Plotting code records
⁂

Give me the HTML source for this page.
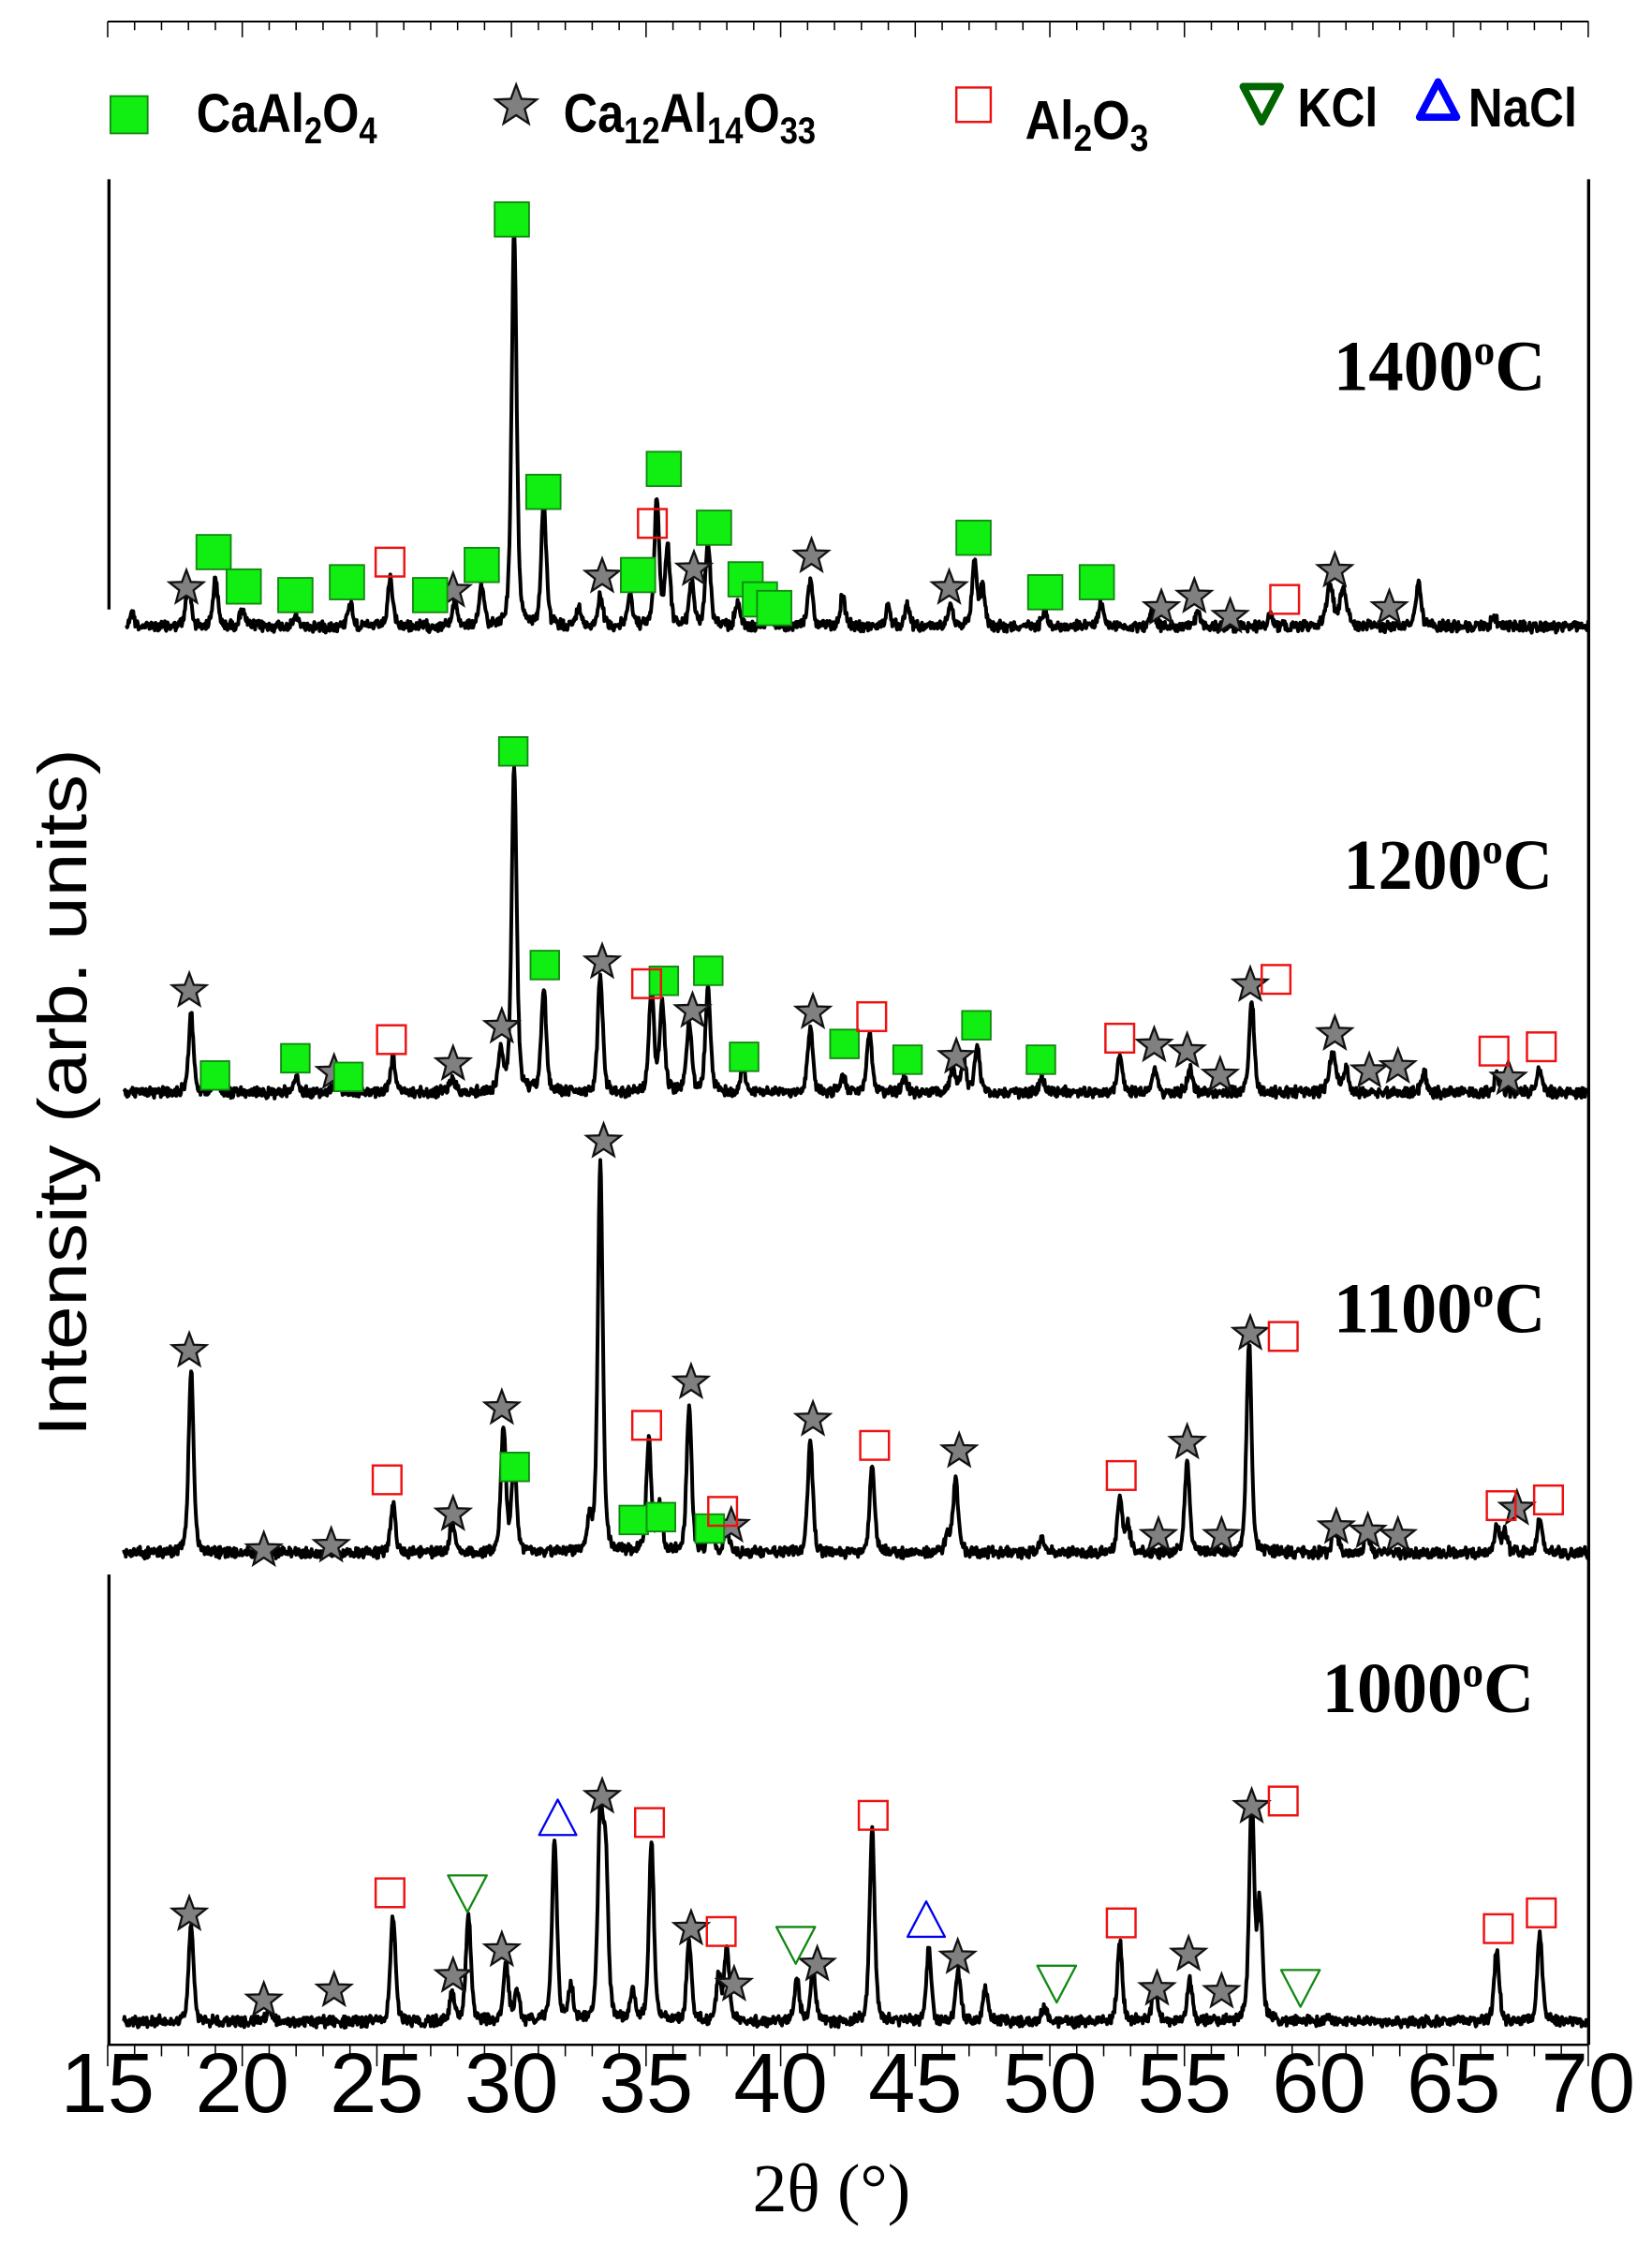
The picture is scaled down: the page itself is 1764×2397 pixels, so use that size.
<!DOCTYPE html>
<html><head><meta charset="utf-8"><style>
html,body{margin:0;padding:0;background:#fff;}
svg{display:block;}
</style></head><body>
<svg id="s" xmlns="http://www.w3.org/2000/svg" width="1764" height="2397" viewBox="0 0 1152.2 1565.6">
<rect width="1152.2" height="1565.6" fill="#fff"/>
<g id="axes" stroke="#000" fill="none"></g>
<g id="traces" stroke="#000" stroke-width="2.6" fill="none" stroke-linejoin="round"></g>
<g id="marks"></g>
<g font-family="Liberation Sans, Arial, sans-serif" fill="#000">
<text x="75" y="1473" font-size="59" text-anchor="middle">15</text>
</g>
<g font-family="Liberation Sans, Arial, sans-serif" font-weight="bold" font-size="38" fill="#000">
<text x="137" y="92" textLength="126" lengthAdjust="spacingAndGlyphs">CaAl<tspan font-size="26" dy="8">2</tspan><tspan dy="-8">O</tspan><tspan font-size="26" dy="8">4</tspan></text>
<text x="393" y="92" textLength="176" lengthAdjust="spacingAndGlyphs">Ca<tspan font-size="26" dy="8">12</tspan><tspan dy="-8">Al</tspan><tspan font-size="26" dy="8">14</tspan><tspan dy="-8">O</tspan><tspan font-size="26" dy="8">33</tspan></text>
<text x="715" y="97" textLength="86" lengthAdjust="spacingAndGlyphs">Al<tspan font-size="26" dy="8">2</tspan><tspan dy="-8">O</tspan><tspan font-size="26" dy="8">3</tspan></text>
<text x="905" y="88" textLength="56" lengthAdjust="spacingAndGlyphs">KCl</text>
<text x="1024" y="88" textLength="76" lengthAdjust="spacingAndGlyphs">NaCl</text>
</g>
<g font-family="Liberation Serif, serif" font-weight="bold" font-size="50" fill="#000">
<text x="930" y="272" textLength="148" lengthAdjust="spacingAndGlyphs">1400<tspan font-size="30" dy="-18">o</tspan><tspan dy="18">C</tspan></text>
<text x="937" y="620" textLength="146" lengthAdjust="spacingAndGlyphs">1200<tspan font-size="30" dy="-18">o</tspan><tspan dy="18">C</tspan></text>
<text x="930" y="929" textLength="148" lengthAdjust="spacingAndGlyphs">1100<tspan font-size="30" dy="-18">o</tspan><tspan dy="18">C</tspan></text>
<text x="922" y="1194" textLength="148" lengthAdjust="spacingAndGlyphs">1000<tspan font-size="30" dy="-18">o</tspan><tspan dy="18">C</tspan></text>
</g>
<text x="0" y="0" transform="translate(60,762) rotate(-90)" text-anchor="middle" font-family="Liberation Sans, Arial, sans-serif" font-size="48" textLength="480" lengthAdjust="spacingAndGlyphs">Intensity (arb. units)</text>
<text x="580" y="1542" text-anchor="middle" font-family="Liberation Serif, serif" font-size="48">2θ (°)</text>
</svg>
<script>
(function(){
var NS="http://www.w3.org/2000/svg";
function X(t){return 75.1+(t-15)*18.775;}
function el(p,n,a){var e=document.createElementNS(NS,n);for(var k in a)e.setAttribute(k,a[k]);p.appendChild(e);return e;}
var ax=document.getElementById('axes'),s=document.getElementById('s');
el(ax,'line',{x1:75.1,y1:15,x2:1108,y2:15,'stroke-width':1.3});
el(ax,'line',{x1:75.1,y1:1426,x2:1108,y2:1426,'stroke-width':1.6});
el(ax,'line',{x1:76,y1:125,x2:76,y2:425,'stroke-width':2.2});
el(ax,'line',{x1:76,y1:1098,x2:76,y2:1426,'stroke-width':2.2});
el(ax,'line',{x1:1108,y1:125,x2:1108,y2:1426,'stroke-width':2.2});
for(var t=15;t<=70;t++){
 var maj=(t%5==0),x=X(t);
 el(ax,'line',{x1:x,y1:15,x2:x,y2:maj?26:21,'stroke-width':1});
 el(ax,'line',{x1:x,y1:1426,x2:x,y2:maj?1441:1434,'stroke-width':1});
 if(maj&&t>15){var tx=el(s,'text',{x:x,y:1473,'font-size':59,'text-anchor':'middle','font-family':'Liberation Sans, Arial, sans-serif'});tx.textContent=t;}
}
var seed=12345;function rnd(){seed=(seed*1103515245+12345)%2147483648;return seed/2147483648;}
function trace(base,peaks,start){
 var d='';var n=0;
 for(var th=start;th<=70;th+=0.025){
  var y=base+(rnd()-0.5)*6+(rnd()-0.5)*3;
  for(var i=0;i<peaks.length;i++){
   var p=peaks[i],w=p[2]||0.11,dt=(th-p[0])/w;
   y-= (p[1])*(0.6*Math.exp(-dt*dt*0.7)+0.4/(1+dt*dt));
  }
  d+=(n++?'L':'M')+X(th).toFixed(2)+','+y.toFixed(2);
 }
 el(document.getElementById('traces'),'path',{d:d});
}
function P(base,list){return list.map(function(q){return [q[0],base-q[1],q[2]];});}
trace(437,P(437,[[18.0,407],[19.0,405],[20.0,425],[22.0,430],[24.0,420],[25.5,405],[27.9,420],[28.9,410],[30.1,162],[31.2,352],[32.5,425],[33.3,415],[34.4,415],[35.4,350],[35.8,382],[36.7,406],[37.3,378],[38.4,420],[39.6,425],[41.1,404],[42.3,416],[44.0,424],[44.7,422],[46.3,420],[47.2,392],[47.5,410],[49.8,425],[51.9,420],[53.8,428],[55.5,428],[58.2,428],[60.4,408,0.15],[60.9,410,0.15],[63.7,406],[66.5,430]]).concat([[15.9,10,0.1]]),15.7);
trace(762,P(762,[[18.1,708],[19,750],[22,750],[23.5,752],[25.6,738],[27.8,752],[29.6,735],[30.1,535],[31.2,690],[33.3,680],[35.2,690],[35.6,700],[36.6,712],[37.3,690],[38.6,745],[41.1,715],[42.3,750],[43.3,722],[44.6,752],[46.4,745],[46.8,740],[47.3,730],[49.7,750],[52.6,735],[53.9,745],[55.2,745],[57.5,697],[60.5,735,0.15],[61,745],[63.9,748],[66.6,750],[68.2,745]]),15.6);
trace(1083,P(1083,[[18.1,955],[25.6,1048],[27.8,1062],[29.7,995],[30.1,1020],[32.9,1062],[33.3,810],[35.1,1005],[35.5,1050],[36.6,980],[37.4,1060],[38.0,1065],[41.1,1005],[43.4,1022],[46.2,1070],[46.5,1032],[49.7,1072],[52.6,1045],[52.9,1065],[55.1,1020],[57.4,935],[60.6,1065],[61.8,1070],[66.6,1065],[66.9,1068],[68.2,1058]]),15.6);
trace(1410,P(1410,[[18.1,1345],[21,1400],[25.6,1335],[27.8,1390],[28.4,1335],[29.8,1370],[30.2,1390],[31.6,1285],[32.2,1385],[33.3,1268],[33.5,1300],[34.5,1390],[35.2,1285],[36.6,1355],[37.7,1380],[38,1360],[40.6,1380],[41.2,1375],[43.4,1275],[45.5,1360],[46.6,1375],[47.6,1385],[49.8,1400],[52.6,1355],[53.9,1385],[55.2,1380],[57.5,1255],[57.8,1330],[60.3,1405],[66.6,1360],[68.2,1350]]),15.6);
var mk=document.getElementById('marks');
function gsq(x,y,sz){el(mk,'rect',{x:x-sz/2,y:y-sz/2,width:sz,height:sz,fill:'#11ee11',stroke:'#118811','stroke-width':1.2});}
function rsq(x,y,sz){sz=sz||20;el(mk,'rect',{x:x-sz/2,y:y-sz/2,width:sz,height:sz,fill:'none',stroke:'#ee1111','stroke-width':1.6});}
function star(x,y,r){r=r||12.5;var p=[];for(var i=0;i<10;i++){var a=-Math.PI/2+i*Math.PI/5,rr=i%2?r*0.42:r;p.push((x+rr*Math.cos(a)).toFixed(1)+','+(y+rr*Math.sin(a)).toFixed(1));}
 el(mk,'polygon',{points:p.join(' '),fill:'#808080',stroke:'#111','stroke-width':1.5,'stroke-linejoin':'miter'});}
function dtri(x,y,c,w,sw){w=w||26;el(mk,'polygon',{points:(x-w/2)+','+(y-w*0.45)+' '+(x+w/2)+','+(y-w*0.45)+' '+x+','+(y+w*0.5),fill:'none',stroke:c,'stroke-width':sw||1.5,'stroke-linejoin':'round'});}
function utri(x,y,c,w,sw){w=w||26;el(mk,'polygon',{points:(x-w/2)+','+(y+w*0.45)+' '+(x+w/2)+','+(y+w*0.45)+' '+x+','+(y-w*0.5),fill:'none',stroke:c,'stroke-width':sw||1.5,'stroke-linejoin':'round'});}
[[130,410],[316,412],[420,402],[484,397],[566,388],[662,410],[931,398],[810,424],[833,416],[858,430],[969,424]].forEach(function(a){star(a[0],a[1]);});
[[149,385],[170,409],[206,415],[242,406],[300,415],[336,394],[357,153],[379,343],[445,401],[463,327],[498,368],[520,404],[530,418],[540,424],[679,375],[729,413],[765,406]].forEach(function(a){gsq(a[0],a[1],24);});
[[272,392],[455,365],[896,418]].forEach(function(a){rsq(a[0],a[1]);});
[[132,691],[233,748],[316,742],[350,716],[420,671],[483,705],[567,706],[667,737],[805,729],[828,733],[851,750],[872,687],[931,721],[955,747],[975,744],[1052,752]].forEach(function(a){star(a[0],a[1]);});
[[150,750],[206,738],[243,751],[380,673],[358,524],[463,684],[494,677],[519,737],[589,728],[633,739],[681,715],[726,739]].forEach(function(a){gsq(a[0],a[1],20);});
[[273,725],[451,686],[608,709],[781,724],[890,683],[1042,733],[1075,730]].forEach(function(a){rsq(a[0],a[1]);});
[[132,942],[184,1081],[231,1078],[316,1056],[350,982],[421,796],[482,964],[567,990],[669,1012],[808,1071],[828,1006],[852,1071],[872,930],[932,1065],[954,1068],[975,1071],[1058,1052],[510,1064]].forEach(function(a){star(a[0],a[1]);});
[[359,1023],[442,1060],[461,1058],[495,1066]].forEach(function(a){gsq(a[0],a[1],20);});
[[270,1032],[451,994],[504,1054],[610,1008],[782,1029],[895,932],[1047,1050],[1080,1046]].forEach(function(a){rsq(a[0],a[1]);});
[[132,1335],[184,1395],[233,1388],[316,1378],[350,1360],[420,1253],[482,1345],[512,1384],[570,1370],[668,1365],[807,1387],[829,1363],[852,1389],[873,1260]].forEach(function(a){star(a[0],a[1]);});
[[272,1320],[453,1271],[503,1347],[609,1266],[782,1341],[895,1256],[1045,1345],[1075,1334]].forEach(function(a){rsq(a[0],a[1]);});
[[326,1320],[555,1356],[737,1383],[907,1386]].forEach(function(a){dtri(a[0],a[1],'#118811',27);});
[[389,1268],[646,1339]].forEach(function(a){utri(a[0],a[1],'#0000ee',26);});
gsq(90,80,26);star(360,74,15);rsq(679,73,24);
dtri(880,72,'#006600',26,5);utri(1003,70,'#0000ff',26,5);
})();
</script>
</body></html>
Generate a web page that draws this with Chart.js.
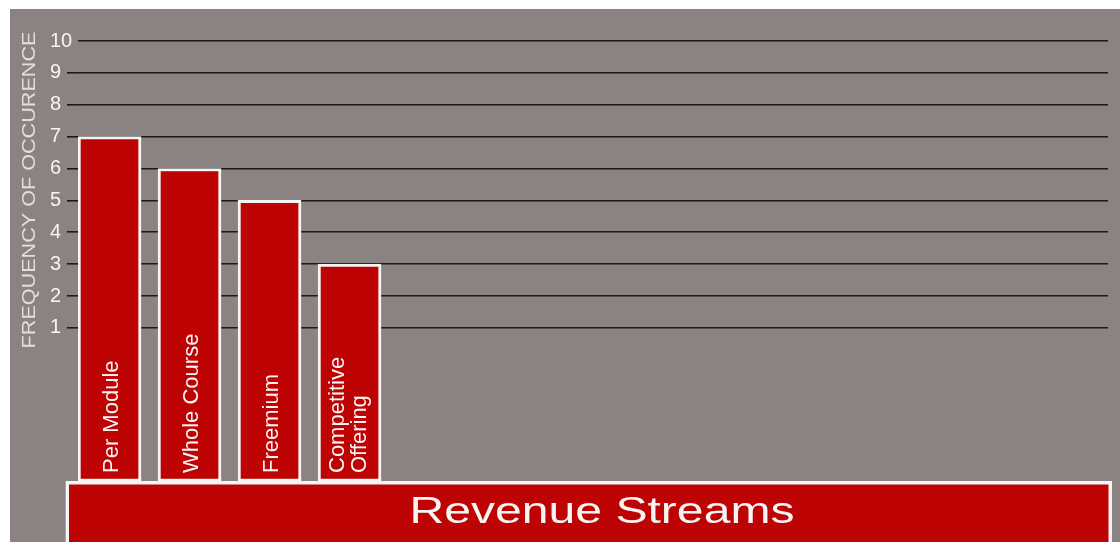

⁂

From the entries above, extract each line containing "page".

Give me the HTML source for this page.
The picture is scaled down: the page itself is 1764×2397 pixels, so use that size.
Generate a web page that draws this with Chart.js.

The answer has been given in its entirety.